Britain is on path to have record breaking year for inbound Chinese tourists and tourist spending. It seems that the weak pound in the wake of the ongoing political uncertainty in the UK will be bringing more visitors from China, with cheaper shopping being a major draw. Jing Daily already reported on how the cheaper pound would likely serve as a draw Chinese tourists, and it seems the expected rush is finally coming.
ForwardKeys, a travel consultancy, has released data that indicates that long-haul flight bookings to the UK are up 10 percent from where they were this time last year. However, the key source markets that are driving this growth are the US, up 19 percent, and China, up a whopping 29 percent. This sets the UK on a path for both a record breaking summer and year in terms of Chinese arrivals.

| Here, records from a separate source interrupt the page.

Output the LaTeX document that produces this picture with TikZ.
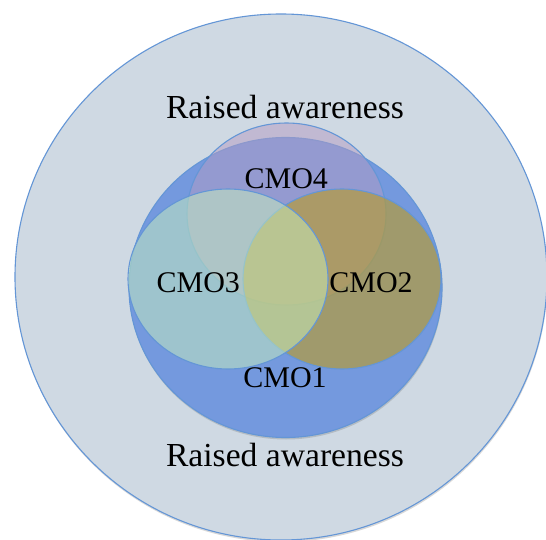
\documentclass[tikz,border=0pt]{standalone}
\usepackage{fontspec}
\setmainfont{Liberation Serif}
\usetikzlibrary{shadows}
\definecolor{outerfill}{RGB}{207,217,227}
\definecolor{edgeblue}{RGB}{100,150,214}
\definecolor{cmoone}{RGB}{116,153,222}
\definecolor{cmofour}{RGB}{180,155,195}
\definecolor{cmotwo}{RGB}{184,155,47}
\definecolor{cmothree}{RGB}{200,240,190}
\tikzset{
  ring/.style={draw=edgeblue, line width=1.1pt},
  bigtext/.style={font=\fontsize{33.6}{40}\selectfont, anchor=base, inner sep=0pt},
  cmotext/.style={font=\fontsize{30}{36}\selectfont, anchor=base, inner sep=0pt},
  softshadow/.style={drop shadow={shadow xshift=0.5pt, shadow yshift=-2pt, opacity=0.25, fill=black!60}}
}
\begin{document}
\begin{tikzpicture}[x=1pt,y=-1pt]
\useasboundingbox (0,0) rectangle (546,540);
% outer circle
\fill[white] (0,0) rectangle (546,540);
\path[ring, fill=outerfill, softshadow] (281,277) ellipse [x radius=266pt, y radius=263pt];
% CMO1
\path[ring, fill=cmoone, softshadow] (285.5,287.5) ellipse [x radius=156.5pt, y radius=150pt];
% CMO4
\path[ring, fill=cmofour, fill opacity=0.5] (286.5,214) ellipse [x radius=99.5pt, y radius=91pt];
% CMO1 label (beneath CMO2/CMO3)
\node[cmotext] (c1) at (285,387.3) {CMO1};
% CMO2
\path[ring, fill=cmotwo, fill opacity=0.65] (342,279) ellipse [x radius=99pt, y radius=90pt];
% CMO3
\path[ring, fill=cmothree, fill opacity=0.5] (228,279) ellipse [x radius=100pt, y radius=90pt];
% labels
\node[cmotext] (c4) at (286.3,188.3) {CMO4};
\node[cmotext] (c3) at (198.3,292.7) {CMO3};
\node[cmotext] (c2) at (371,292.7) {CMO2};
\node[bigtext] (rtop) at (285,118.5) {Raised awareness};
\node[bigtext] (rbot) at (285,466) {Raised awareness};
\end{tikzpicture}
\end{document}
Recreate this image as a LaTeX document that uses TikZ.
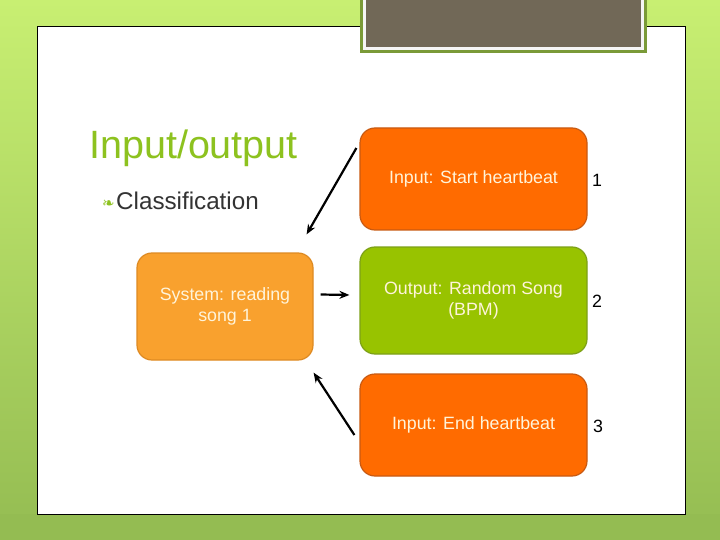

While Chinese tourists to the UK are interested in a variety of tourist activities, which certainly includes site seeing, it seems that luxury shopping is one of the biggest draws. For example, it is estimated that 70 percent of shoppers visiting Burberry’s flagship store in London are Chinese tourists.
This year’s terror attacks in Britain, especially the Manchester attack, led to some speculation that inbound tourism to the UK would be hampered but it now seems that they have had little impact.
Instead, a weaker pound means that more Chinese tourists are willing to come to the UK in order to take advantage of cheaper prices. From the Brexit Referendum in June of last year to the present, the value of the British pound in RMB has dropped from ¥9.6 to ¥8.8. This seems to be the chief driver of the dramatic growth of Chinese tourism to the UK.
This is good news for retailers in the UK as Chinese tourists are notoriously big spenders. Moreover, given the high prices of authentic luxury branded goods in China, Chinese tourists often make an effort to shop at luxury retailers abroad.
According to Visit Britain, Chinese tourists to the UK spent an average of £2,000 during their visits last year. This is actually a sharp drop from 2013 when average spending reached a high of £2,500, but still double the average spending per US visitor.
Arrivals and spending of Chinese tourists dropped last year by 3.4 percent and 12.4 percent respectively due to the November 2015 Paris attacks. However, numbers this year are putting Britain on a path to recover from this and surpass expectations.